Labels: convergence, journalism education
2 Comments:
Hmm.... never occured to me that journalism should only be taught at a graduate level. It makes sense for a few reasons.
1. A lot of people who go into journalism (either straight into working or to grad school) didn't study it at the undergrad level. I know I didn't.
2. More importantly -- Journalism school is a rushed, fixed process -- At least, my experience of it was. I'm a part time student at Columbia's J-school, supposedly the best. Yet, I'm done and pushed out in just two years. The full time students are forced out after 10 months.
Other than a business network, what can you really gain in 10 months? Programming, hardcore multi-media skills -- ignored. Hell -- even solid lede writing is glossed over in that crunched time process.
Probably because it's assumed that you could have learned some of these things as an undergrad.
And then they give you an MS -- a Masters in Science..... science???
If it's a science -- let's treat it like one and at least have an agreed upon set of skills.

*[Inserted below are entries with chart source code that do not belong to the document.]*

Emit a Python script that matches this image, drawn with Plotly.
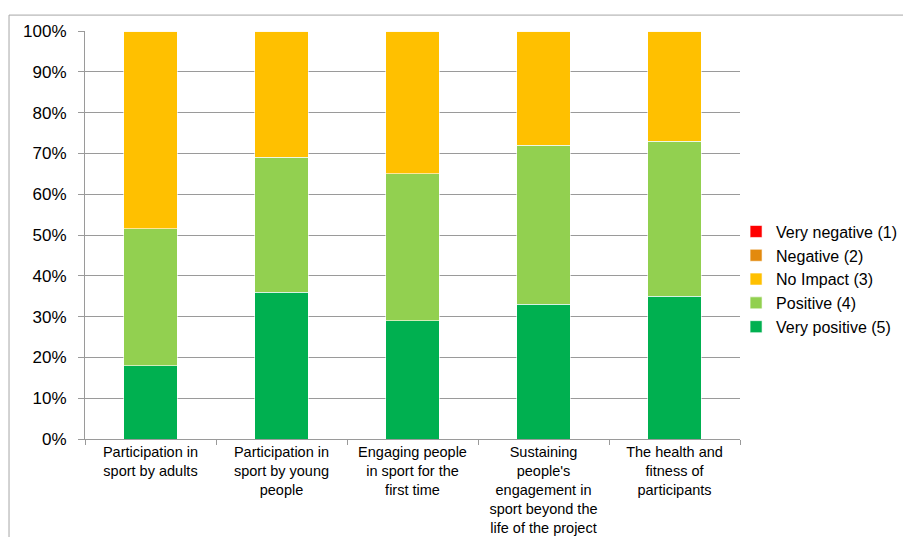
import plotly.graph_objects as go

# Survey areas (category axis), with line breaks as shown under each bar
categories = [
    "Participation in<br>sport by adults",
    "Participation in<br>sport by young<br>people",
    "Engaging people<br>in sport for the<br>first time",
    "Sustaining<br>people's<br>engagement in<br>sport beyond the<br>life of the project",
    "The health and<br>fitness of<br>participants",
]

# Share of responses per rating (%)
very_negative = [0, 0, 0, 0, 0]
negative = [0, 0, 0, 0, 0]
no_impact = [48.5, 31, 35, 28, 27]
positive = [33.5, 33, 36, 39, 38]
very_positive = [18, 36, 29, 33, 35]

# Stacked from the bottom up
series = [
    ("Very positive (5)", very_positive, "#00B050"),
    ("Positive (4)", positive, "#92D050"),
    ("No Impact (3)", no_impact, "#FFC000"),
    ("Negative (2)", negative, "#E38A0E"),
    ("Very negative (1)", very_negative, "#FF0000"),
]

font_family = "Liberation Sans, Arial, sans-serif"

fig = go.Figure()
for name, vals, color in series:
    fig.add_trace(go.Bar(
        x=categories,
        y=vals,
        name=name,
        marker=dict(color=color, line=dict(color="rgba(255,255,255,0.6)", width=1)),
        width=0.41,
    ))

fig.update_layout(
    barmode="stack",
    width=903,
    height=537,
    margin=dict(l=85, r=163, t=31, b=98, autoexpand=False),
    paper_bgcolor="white",
    plot_bgcolor="white",
    font=dict(family=font_family, size=15, color="#000000"),
    showlegend=True,
    legend=dict(
        traceorder="reversed",
        x=0.994,
        xanchor="left",
        y=0.392,
        yanchor="middle",
        font=dict(family=font_family, size=16, color="#000000"),
        itemwidth=30,
        tracegroupgap=0,
        bgcolor="rgba(0,0,0,0)",
    ),
)

fig.update_yaxes(
    range=[0, 100],
    tickvals=[0, 10, 20, 30, 40, 50, 60, 70, 80, 90, 100],
    ticktext=[f"{v}%" for v in range(0, 101, 10)],
    showgrid=True,
    gridcolor="#9a9a9a",
    gridwidth=1,
    showline=True,
    linecolor="#9a9a9a",
    linewidth=1,
    ticks="outside",
    ticklen=6,
    tickcolor="#9a9a9a",
    ticklabelstandoff=8,
    tickfont=dict(family=font_family, size=17, color="#000000"),
    zeroline=False,
    automargin=False,
    fixedrange=True,
)

fig.update_xaxes(
    showline=True,
    linecolor="#9a9a9a",
    linewidth=1,
    ticks="outside",
    tickson="boundaries",
    ticklen=5,
    tickcolor="#9a9a9a",
    tickangle=0,
    tickfont=dict(family=font_family, size=14.5, color="#000000"),
    showgrid=False,
    automargin=False,
    fixedrange=True,
)

# Chart-area frame (top and left edges visible)
fig.add_shape(
    type="line", xref="paper", yref="paper",
    x0=-0.116, x1=1.3, y0=1.039, y1=1.039,
    line=dict(color="#a6a6a6", width=1),
)
fig.add_shape(
    type="line", xref="paper", yref="paper",
    x0=-0.116, x1=-0.116, y0=1.039, y1=-0.3,
    line=dict(color="#a6a6a6", width=1),
)

fig.write_html("out.html")
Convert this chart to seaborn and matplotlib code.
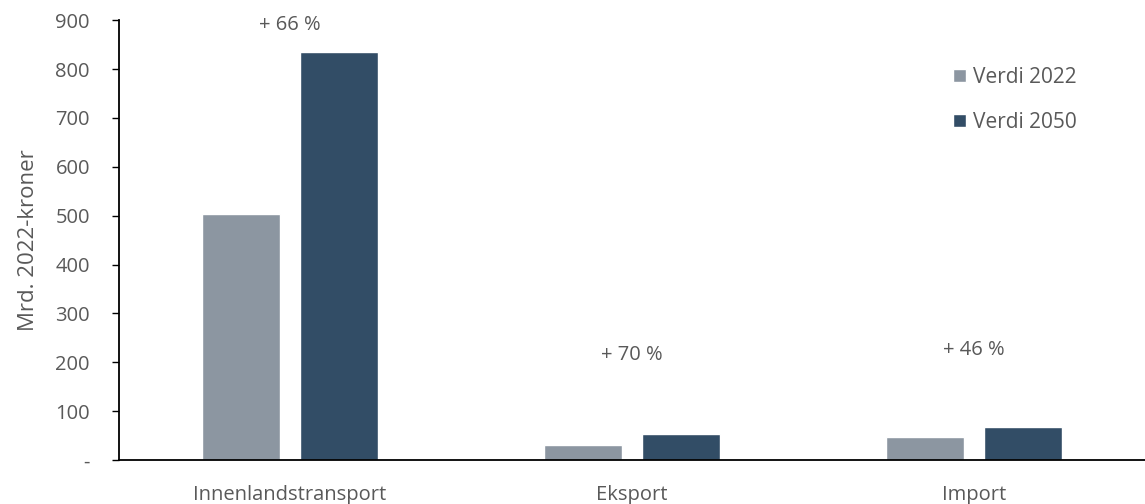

Otherwise, let's call it what it is -- an MA.
It also makes sense in a couple of other areas:
-- If we follow the push by people like Phil Meyer who want journalism more professionalized, a professional school actually seems to have a better place at the graduate level. I think the argument can be made that what we teach is more akin to law (how to navigate the system, how to apply critical thinking to breaking down a situation, how to do specialized research, how to effectively present, "written" and oral).
-- If we hew to the idea that journalists should have a broad liberal-arts education, it makes it easier to do that as an undergrad and then concentrate on the skill set as a grad, rather than having to fight the battle over hours allowed by accreditation.
But I also think there is a vein of opposition in part of the industry -- a fear that if they all come out with master's degrees, they'll want more money. There clearly is an anti-intellectual streak in part of the business, and this would just aggravate that.